José Juan Morcillo

José Juan Morcillo


Pececillo de plata

27/01/2021

No nos quejemos. Durante el último mes nos han permitido hacer de todo; nos han dejado viajar, tomar café en nuestro bar de siempre, nos han permitido pasear y hacer deporte. Por dejar nos han dejado incluso atestar las tiendas y los centros comerciales para comprar nuestros regalos, el turrón y la botella de sidra, y comer y cenar en días señalados con quien nos ha dado la real gana, sabedores de que ningún agente policial llegaría a las horas de la manduca a llamar en la puerta de nuestra casa con ademán inquisidor.
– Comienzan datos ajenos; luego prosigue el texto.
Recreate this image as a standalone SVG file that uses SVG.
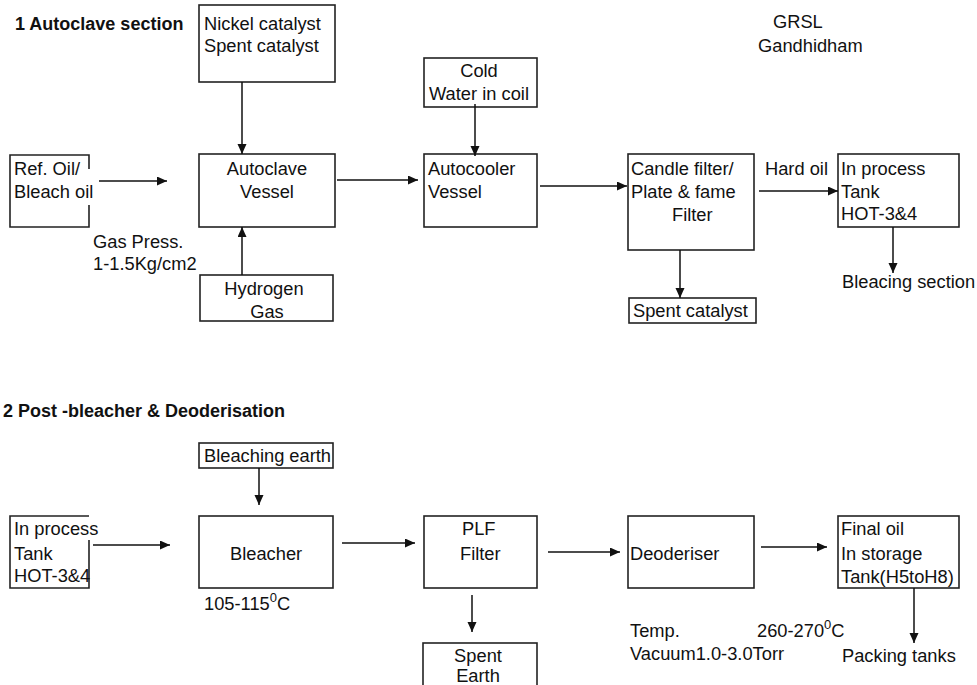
<svg xmlns="http://www.w3.org/2000/svg" width="977" height="685" viewBox="0 0 977 685">
<defs>
<marker id="ah" markerUnits="userSpaceOnUse" markerWidth="10" markerHeight="10" refX="10" refY="4.5" orient="auto">
<path d="M0,0 L10,4.5 L0,9 z" fill="#111"/>
</marker>
<style>
text{font-family:"Liberation Sans",Arial,sans-serif;font-size:18.3px;fill:#111}
.t{font-weight:bold;font-size:18px}
.m{text-anchor:middle}
.box{fill:none;stroke:#222;stroke-width:1.6}
.c line{stroke:#111;stroke-width:1.5;marker-end:url(#ah)}
.sup{font-size:13px}
</style>
</defs>
<rect width="977" height="685" fill="#fff"/>
<text class="t" x="15" y="30">1 Autoclave section</text>
<text class="t" x="3" y="417">2 Post -bleacher &amp; Deoderisation</text>
<g id="grsl"><text x="773" y="28">GRSL</text><text x="758" y="52">Gandhidham</text></g>
<g id="nickel"><rect class="box" x="199" y="5" width="136" height="77"/><text x="204" y="30">Nickel catalyst</text><text x="204" y="52">Spent catalyst</text></g>
<g id="refoil"><path class="box" d="M89,169 V155 H10 V227 H89 V205"/><text x="14" y="175">Ref. Oil/</text><text x="14" y="198">Bleach oil</text></g>
<g id="gaspress"><text x="93" y="248">Gas Press.</text><text x="93" y="270">1-1.5Kg/cm2</text></g>
<g id="autoclave"><rect class="box" x="199" y="154" width="136" height="73"/><text class="m" x="267" y="175">Autoclave</text><text class="m" x="267" y="198">Vessel</text></g>
<g id="hydrogen"><rect class="box" x="200" y="275" width="133" height="46"/><text class="m" x="264" y="295">Hydrogen</text><text class="m" x="267" y="318">Gas</text></g>
<g id="coldwater"><rect class="box" x="424" y="58" width="113" height="49"/><text class="m" x="479" y="77">Cold</text><text class="m" x="479" y="100">Water in coil</text></g>
<g id="autocooler"><rect class="box" x="424" y="154" width="113" height="73"/><text x="428" y="175">Autocooler</text><text x="428" y="198">Vessel</text></g>
<g id="candle"><rect class="box" x="628" y="154" width="126" height="96"/><text x="631" y="175">Candle filter/</text><text x="631" y="198">Plate &amp; fame</text><text x="672" y="221">Filter</text></g>
<g id="hardoil"><text x="765" y="175">Hard oil</text></g>
<g id="inprocess1"><rect class="box" x="838" y="154" width="121" height="73"/><text x="841" y="175">In process</text><text x="841" y="198">Tank</text><text x="841" y="220">HOT-3&amp;4</text></g>
<g id="bleacing"><text x="842" y="288">Bleacing section</text></g>
<g id="spentcat"><rect class="box" x="629" y="298" width="127" height="25"/><text x="633" y="317">Spent catalyst</text></g>
<g id="bleachearth"><rect class="box" x="199" y="443" width="134" height="25"/><text x="204" y="462">Bleaching earth</text></g>
<g id="inprocess2"><path class="box" d="M89,516 H10 V588 H89 V540"/><text x="14" y="535">In process</text><text x="14" y="560">Tank</text><text x="14" y="582">HOT-3&amp;4</text></g>
<g id="bleacher"><rect class="box" x="199" y="516" width="134" height="72"/><text x="230" y="560">Bleacher</text><text x="204" y="610">105-115<tspan class="sup" dy="-8">0</tspan><tspan dy="8">C</tspan></text></g>
<g id="plf"><rect class="box" x="424" y="516" width="113" height="72"/><text x="462" y="535">PLF</text><text x="460" y="560">Filter</text></g>
<g id="spentearth"><rect class="box" x="423" y="643" width="114" height="60"/><text class="m" x="478" y="662">Spent</text><text class="m" x="478" y="682">Earth</text></g>
<g id="deoderiser"><rect class="box" x="628" y="516" width="126" height="72"/><text x="630" y="560">Deoderiser</text><text x="630" y="637">Temp.</text><text x="757" y="637">260-270<tspan class="sup" dy="-8">0</tspan><tspan dy="8">C</tspan></text><text x="630" y="660">Vacuum1.0-3.0Torr</text></g>
<g id="finaloil"><rect class="box" x="838" y="516" width="121" height="72"/><text x="841" y="535">Final oil</text><text x="841" y="560">In storage</text><text x="841" y="583">Tank(H5toH8)</text></g>
<g id="packing"><text x="842" y="662">Packing tanks</text></g>
<g class="c" id="connectors">
<line x1="242" y1="82" x2="242" y2="154"/>
<line x1="99" y1="181" x2="167" y2="181"/>
<line x1="242" y1="275" x2="242" y2="227"/>
<line x1="475" y1="104" x2="475" y2="156"/>
<line x1="337" y1="180" x2="418" y2="180"/>
<line x1="540" y1="186" x2="627" y2="186"/>
<line x1="759" y1="191" x2="838" y2="191"/>
<line x1="893" y1="227" x2="893" y2="273"/>
<line x1="680" y1="250" x2="680" y2="298"/>
<line x1="259" y1="468" x2="259" y2="505"/>
<line x1="93" y1="545" x2="170" y2="545"/>
<line x1="342" y1="543" x2="415" y2="543"/>
<line x1="472" y1="595" x2="472" y2="632"/>
<line x1="548" y1="552" x2="620" y2="552"/>
<line x1="761" y1="547" x2="827" y2="547"/>
<line x1="914" y1="588" x2="914" y2="643"/>
</g>
</svg>
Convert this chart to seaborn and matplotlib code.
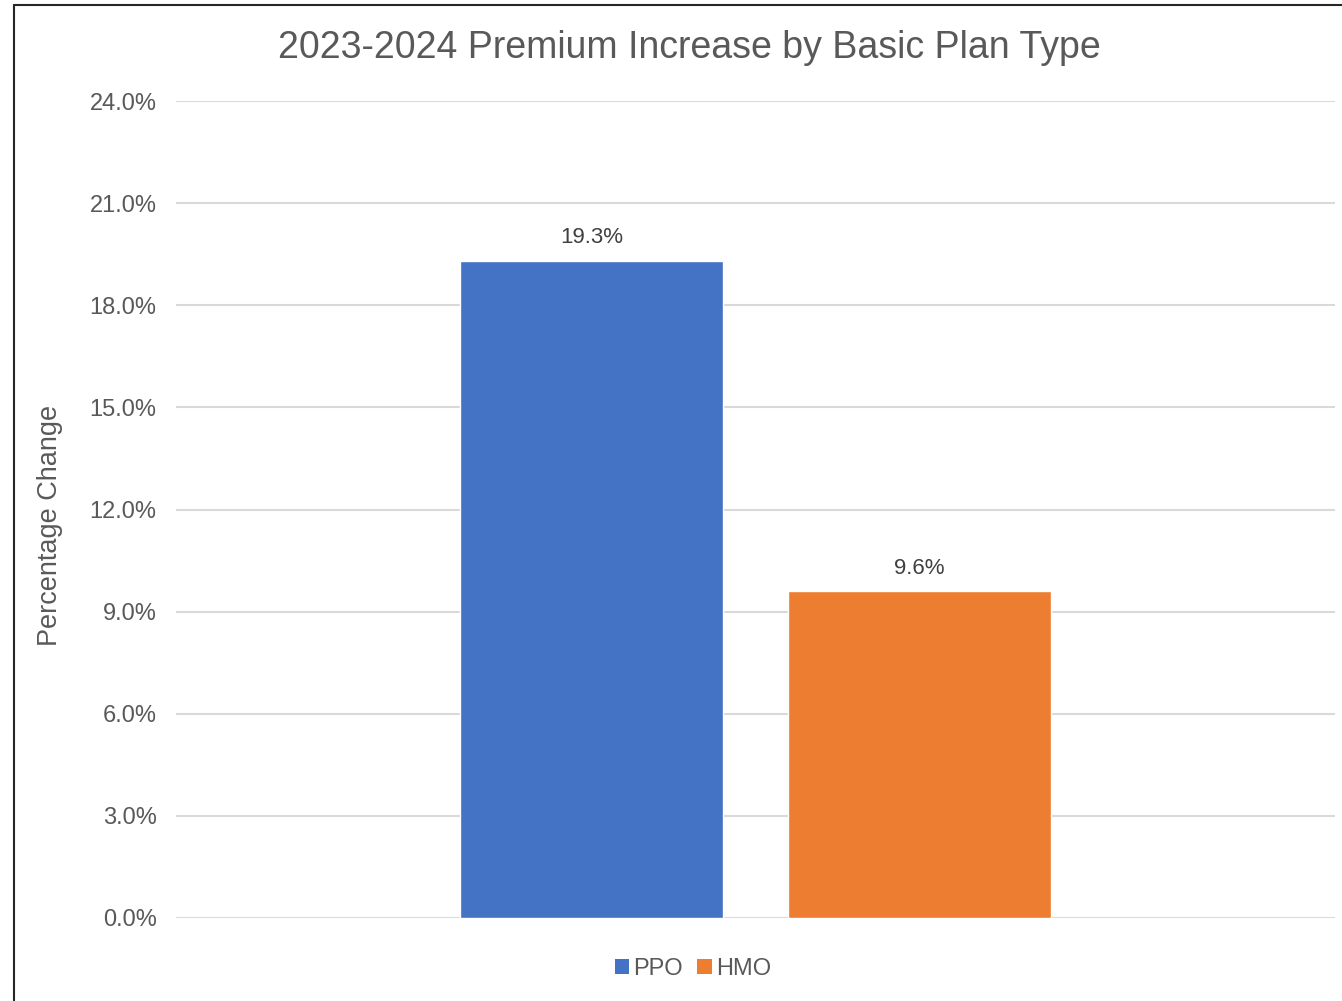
import numpy as np
import pandas as pd
import seaborn as sns
import matplotlib.pyplot as plt
from matplotlib.lines import Line2D
from matplotlib.patches import Patch

plans = ['PPO', 'HMO']
pct_change = [19.3, 9.6]
plan_colors = ['#4472C4', '#ED7D31']
y_ticks = [0, 3, 6, 9, 12, 15, 18, 21, 24]

df = pd.DataFrame({'group': ['all'] * len(plans), 'plan': plans, 'pct': pct_change})

sns.set_style('white')
plt.rcParams['font.family'] = ['Liberation Sans', 'DejaVu Sans']
text_col = '#595959'

W, H = 1342, 1001
fig = plt.figure(figsize=(W / 100, H / 100), dpi=100)
ax = fig.add_axes([176 / W, 1 - 918 / H, (1335 - 176) / W, (918 - 101) / H])

sns.barplot(data=df, x='group', y='pct', hue='plan', hue_order=plans,
            palette=plan_colors, width=0.566, gap=0.2, ax=ax, legend=False,
            saturation=1, errorbar=None)

ax.set_ylim(0, 24)
ax.set_xlim(-0.5, 0.5)
ax.set_yticks(y_ticks)
ax.set_yticklabels([f'{t:.1f}%' for t in y_ticks], fontsize=17, color=text_col)
ax.tick_params(axis='y', length=0, pad=14)
ax.set_xticks([])
ax.set_xlabel('')
ax.set_ylabel('Percentage Change', fontsize=19.5, color=text_col)
ax.yaxis.set_label_coords((50 - 176) / 1159, (918 - 525) / 817)
ax.yaxis.label.set_va('center')
ax.yaxis.grid(True, color='#D9D9D9', linewidth=1.5)
ax.set_axisbelow(True)
for s in ax.spines.values():
    s.set_visible(False)

for cont in ax.containers:
    ax.bar_label(cont, fmt='%.1f%%', fontsize=16, color='#404040', padding=9)

fig.text(689 / W, 1 - 48 / H, '2023-2024 Premium Increase by Basic Plan Type',
         ha='center', va='center', fontsize=27, color=text_col)

handles = [Patch(facecolor=c, edgecolor='none') for c in plan_colors]
fig.legend(handles, plans, loc='center', bbox_to_anchor=(693 / W, 1 - 969 / H),
           ncol=2, frameon=False, fontsize=17, handlelength=0.6, handleheight=0.6,
           handletextpad=0.2, columnspacing=0.6, labelcolor=text_col)

# chart frame (only left and top edges visible in the crop)
fig.add_artist(Line2D([14 / W, 14 / W], [0, 1 - 5 / H], color='#262626', lw=1.5))
fig.add_artist(Line2D([14 / W, 1], [1 - 5 / H, 1 - 5 / H], color='#262626', lw=1.5))

fig.savefig('out.png', dpi=100, facecolor='white')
No nos han multado por no guardar las distancias de seguridad ni por quitarnos la mascarilla por la calle para hablar por teléfono y para fumarnos un cigarro. Nos han dado toda la libertad de acción que puede darse a los ciudadanos con el fin de no dar la puntilla a la economía y dejarla para el arrastre, pero, a cambio, solo nos han pedido una responsabilidad y una precaución que, como era de prever, nos las hemos pasado por el forro de las querencias.

Y ahora toca apechugar. Nos lo han vuelto a quitar casi todo, salvo el paseo, la barra de pan y la visita al callista. Y como había que dar nombre a la nueva realidad lo han llamado los tecnócratas políticos y mediáticos «confinamiento suave», «pseudoconfinamiento» o el más elegante «confinamiento de facto». Llamémosle como queramos llamarle, lo cierto es que vamos a tener que echarle a la casa más horas que un reloj, y volverán las cocinas a perfumarse con fragancia de bizcocho, y sacaremos del armario la caja de herramientas para apretar el tornillo que siempre se afloja como si tuviera conocimiento de lo que ocurre y quisiera largarse, y retomaremos lecturas aplazadas, y extenderemos de nuevo la esterilla del pilates para alejar a nuestros músculos de la atrofia prematura, y nos quedaremos largo tiempo con la vista perdida descubriendo, sin proponérnoslo, las otras vidas que habitan los espacios huecos de nuestra casa, como este pececillo de plata que sale a hurtadillas de una rinconera de mi despacho a la misma hora, todos los días, cuando le entran las ganas de comer, y se queda quieto, mirándome, al olor de la celulosa de los libros.